Shock-tube study of methane ignition under engine-relevant conditions: experiments and modeling

Abstract

A series of shock tube experiments was conducted to measure the ignition delay of homogeneous methane/air (CH4/air) mixtures at moderate temperatures (1000 to 1350 K) and elevated pressures (16–40 atm). The equivalence ratios of the test mixtures were varied from 0.7 to 1.3 with the focus on the slightly lean-to-stoichiometric region, which is most relevant to internal combustion (IC) engine conditions. Transitions from mild to strong ignition were observed at lower temperatures with increasing pressure.

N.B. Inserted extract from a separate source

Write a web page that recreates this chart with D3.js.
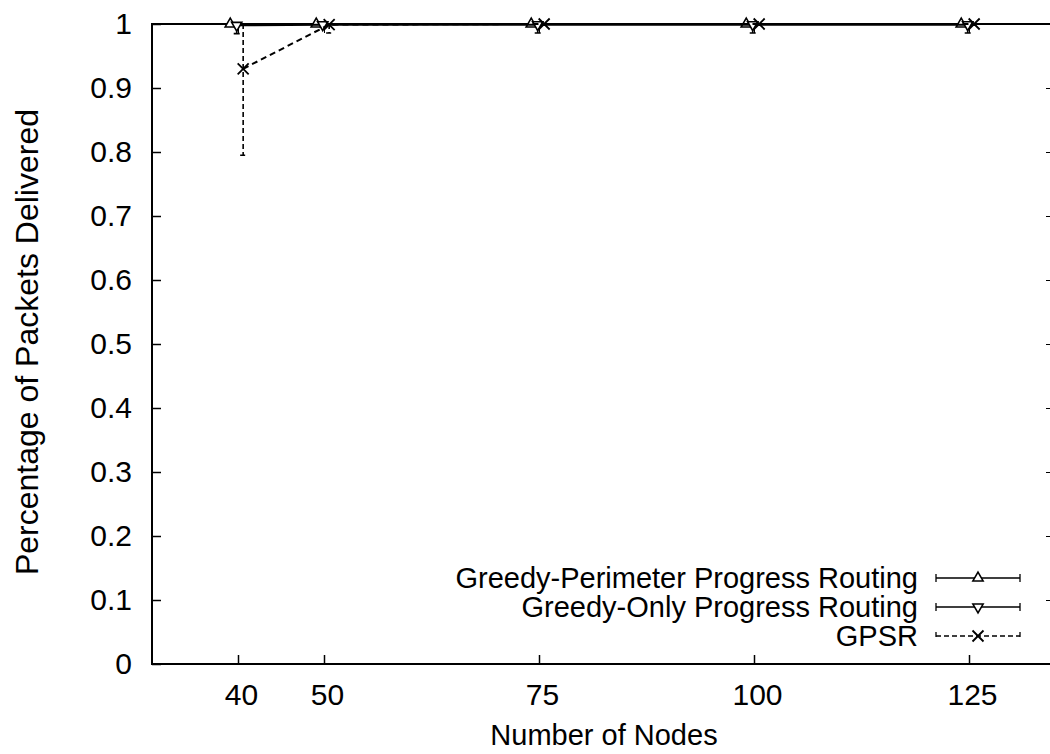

An analytical study of methane oxidation under the above conditions was conducted using a detailed chemical kinetic mechanism proposed by Petersen et al. The mechanism was modified and extended in this work, based on the experimental results and literature reviews. The current model improves the agreement between the calculated ignition delay time and experimental data. Sensitivity and reaction flow analyses show that the oxidation of methyl (to form methoxy radicals) is a main rate-limiting step in pre-ignition reactions for stoichiometric methane/air mixtures at 1250 K. At lower temperatures, the activation energy decreases due to a rapid rise in the rates of reactions CH3+O2⇔CH3O2 and CH3O2+CH3⇔2CH3O, which effectively promotes ignition. At still lower temperatures (below 1100 K), the depletion of methyl and hydroxyl radicals becomes increasingly rate-limiting and leads to a re-increase of the activation energy. Further study of chemical kinetics for methane oxidation at high pressures, particularly for fuel-lean mixtures, is suggested to improve the agreement between the model and experiments.